§ **RAW DATA**:

• • • • • • •

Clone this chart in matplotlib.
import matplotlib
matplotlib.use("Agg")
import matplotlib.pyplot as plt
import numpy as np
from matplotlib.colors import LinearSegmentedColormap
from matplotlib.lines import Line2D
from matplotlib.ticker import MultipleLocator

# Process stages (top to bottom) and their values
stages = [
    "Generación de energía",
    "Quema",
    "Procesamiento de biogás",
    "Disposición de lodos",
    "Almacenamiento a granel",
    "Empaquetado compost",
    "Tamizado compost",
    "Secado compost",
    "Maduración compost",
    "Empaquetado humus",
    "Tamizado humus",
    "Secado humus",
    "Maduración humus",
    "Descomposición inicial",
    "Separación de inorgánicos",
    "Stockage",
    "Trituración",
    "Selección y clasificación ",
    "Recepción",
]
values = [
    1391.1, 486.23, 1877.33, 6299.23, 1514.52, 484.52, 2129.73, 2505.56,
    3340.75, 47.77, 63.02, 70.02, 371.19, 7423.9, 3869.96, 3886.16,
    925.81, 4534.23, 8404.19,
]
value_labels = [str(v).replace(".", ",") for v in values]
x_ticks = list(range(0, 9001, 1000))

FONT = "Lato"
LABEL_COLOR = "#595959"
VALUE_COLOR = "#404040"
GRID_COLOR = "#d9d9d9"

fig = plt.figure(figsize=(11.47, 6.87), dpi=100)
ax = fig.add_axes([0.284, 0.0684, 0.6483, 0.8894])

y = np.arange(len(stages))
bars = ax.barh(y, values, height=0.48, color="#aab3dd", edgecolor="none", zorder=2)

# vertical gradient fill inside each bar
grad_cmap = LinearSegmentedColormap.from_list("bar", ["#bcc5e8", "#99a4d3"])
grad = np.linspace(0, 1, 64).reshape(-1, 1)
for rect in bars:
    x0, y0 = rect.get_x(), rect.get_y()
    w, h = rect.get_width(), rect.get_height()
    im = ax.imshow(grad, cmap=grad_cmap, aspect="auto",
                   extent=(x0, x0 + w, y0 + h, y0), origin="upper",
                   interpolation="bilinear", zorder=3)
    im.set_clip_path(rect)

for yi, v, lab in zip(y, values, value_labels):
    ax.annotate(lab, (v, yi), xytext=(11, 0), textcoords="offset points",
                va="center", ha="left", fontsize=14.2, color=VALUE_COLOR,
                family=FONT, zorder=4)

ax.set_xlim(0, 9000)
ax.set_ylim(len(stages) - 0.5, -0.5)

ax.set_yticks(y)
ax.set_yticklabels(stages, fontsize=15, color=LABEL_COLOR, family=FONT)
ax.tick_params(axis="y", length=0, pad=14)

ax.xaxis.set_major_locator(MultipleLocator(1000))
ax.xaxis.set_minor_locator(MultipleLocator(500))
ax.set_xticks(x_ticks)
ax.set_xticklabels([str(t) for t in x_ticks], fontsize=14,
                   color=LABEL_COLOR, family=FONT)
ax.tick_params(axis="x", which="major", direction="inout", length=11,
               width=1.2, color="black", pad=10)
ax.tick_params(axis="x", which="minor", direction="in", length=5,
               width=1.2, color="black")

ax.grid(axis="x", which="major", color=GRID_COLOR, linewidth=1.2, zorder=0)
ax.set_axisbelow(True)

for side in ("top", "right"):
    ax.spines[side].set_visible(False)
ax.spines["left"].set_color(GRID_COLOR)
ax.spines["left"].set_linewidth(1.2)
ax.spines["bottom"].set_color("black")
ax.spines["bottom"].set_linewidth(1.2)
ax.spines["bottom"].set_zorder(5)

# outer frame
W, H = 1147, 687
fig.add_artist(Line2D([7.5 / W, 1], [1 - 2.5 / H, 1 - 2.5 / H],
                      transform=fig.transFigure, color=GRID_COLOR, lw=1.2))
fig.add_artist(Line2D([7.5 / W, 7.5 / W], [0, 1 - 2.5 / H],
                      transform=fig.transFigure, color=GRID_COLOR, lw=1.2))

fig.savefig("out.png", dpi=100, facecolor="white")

• • • • • • •

§ **YOUR INSTRUCTIONS**: Write out the full listing exactly as given.

§ **EXPECTED ANSWER**:
Clone this chart in matplotlib.
import matplotlib
matplotlib.use("Agg")
import matplotlib.pyplot as plt
import numpy as np
from matplotlib.colors import LinearSegmentedColormap
from matplotlib.lines import Line2D
from matplotlib.ticker import MultipleLocator

# Process stages (top to bottom) and their values
stages = [
    "Generación de energía",
    "Quema",
    "Procesamiento de biogás",
    "Disposición de lodos",
    "Almacenamiento a granel",
    "Empaquetado compost",
    "Tamizado compost",
    "Secado compost",
    "Maduración compost",
    "Empaquetado humus",
    "Tamizado humus",
    "Secado humus",
    "Maduración humus",
    "Descomposición inicial",
    "Separación de inorgánicos",
    "Stockage",
    "Trituración",
    "Selección y clasificación ",
    "Recepción",
]
values = [
    1391.1, 486.23, 1877.33, 6299.23, 1514.52, 484.52, 2129.73, 2505.56,
    3340.75, 47.77, 63.02, 70.02, 371.19, 7423.9, 3869.96, 3886.16,
    925.81, 4534.23, 8404.19,
]
value_labels = [str(v).replace(".", ",") for v in values]
x_ticks = list(range(0, 9001, 1000))

FONT = "Lato"
LABEL_COLOR = "#595959"
VALUE_COLOR = "#404040"
GRID_COLOR = "#d9d9d9"

fig = plt.figure(figsize=(11.47, 6.87), dpi=100)
ax = fig.add_axes([0.284, 0.0684, 0.6483, 0.8894])

y = np.arange(len(stages))
bars = ax.barh(y, values, height=0.48, color="#aab3dd", edgecolor="none", zorder=2)

# vertical gradient fill inside each bar
grad_cmap = LinearSegmentedColormap.from_list("bar", ["#bcc5e8", "#99a4d3"])
grad = np.linspace(0, 1, 64).reshape(-1, 1)
for rect in bars:
    x0, y0 = rect.get_x(), rect.get_y()
    w, h = rect.get_width(), rect.get_height()
    im = ax.imshow(grad, cmap=grad_cmap, aspect="auto",
                   extent=(x0, x0 + w, y0 + h, y0), origin="upper",
                   interpolation="bilinear", zorder=3)
    im.set_clip_path(rect)

for yi, v, lab in zip(y, values, value_labels):
    ax.annotate(lab, (v, yi), xytext=(11, 0), textcoords="offset points",
                va="center", ha="left", fontsize=14.2, color=VALUE_COLOR,
                family=FONT, zorder=4)

ax.set_xlim(0, 9000)
ax.set_ylim(len(stages) - 0.5, -0.5)

ax.set_yticks(y)
ax.set_yticklabels(stages, fontsize=15, color=LABEL_COLOR, family=FONT)
ax.tick_params(axis="y", length=0, pad=14)

ax.xaxis.set_major_locator(MultipleLocator(1000))
ax.xaxis.set_minor_locator(MultipleLocator(500))
ax.set_xticks(x_ticks)
ax.set_xticklabels([str(t) for t in x_ticks], fontsize=14,
                   color=LABEL_COLOR, family=FONT)
ax.tick_params(axis="x", which="major", direction="inout", length=11,
               width=1.2, color="black", pad=10)
ax.tick_params(axis="x", which="minor", direction="in", length=5,
               width=1.2, color="black")

ax.grid(axis="x", which="major", color=GRID_COLOR, linewidth=1.2, zorder=0)
ax.set_axisbelow(True)

for side in ("top", "right"):
    ax.spines[side].set_visible(False)
ax.spines["left"].set_color(GRID_COLOR)
ax.spines["left"].set_linewidth(1.2)
ax.spines["bottom"].set_color("black")
ax.spines["bottom"].set_linewidth(1.2)
ax.spines["bottom"].set_zorder(5)

# outer frame
W, H = 1147, 687
fig.add_artist(Line2D([7.5 / W, 1], [1 - 2.5 / H, 1 - 2.5 / H],
                      transform=fig.transFigure, color=GRID_COLOR, lw=1.2))
fig.add_artist(Line2D([7.5 / W, 7.5 / W], [0, 1 - 2.5 / H],
                      transform=fig.transFigure, color=GRID_COLOR, lw=1.2))

fig.savefig("out.png", dpi=100, facecolor="white")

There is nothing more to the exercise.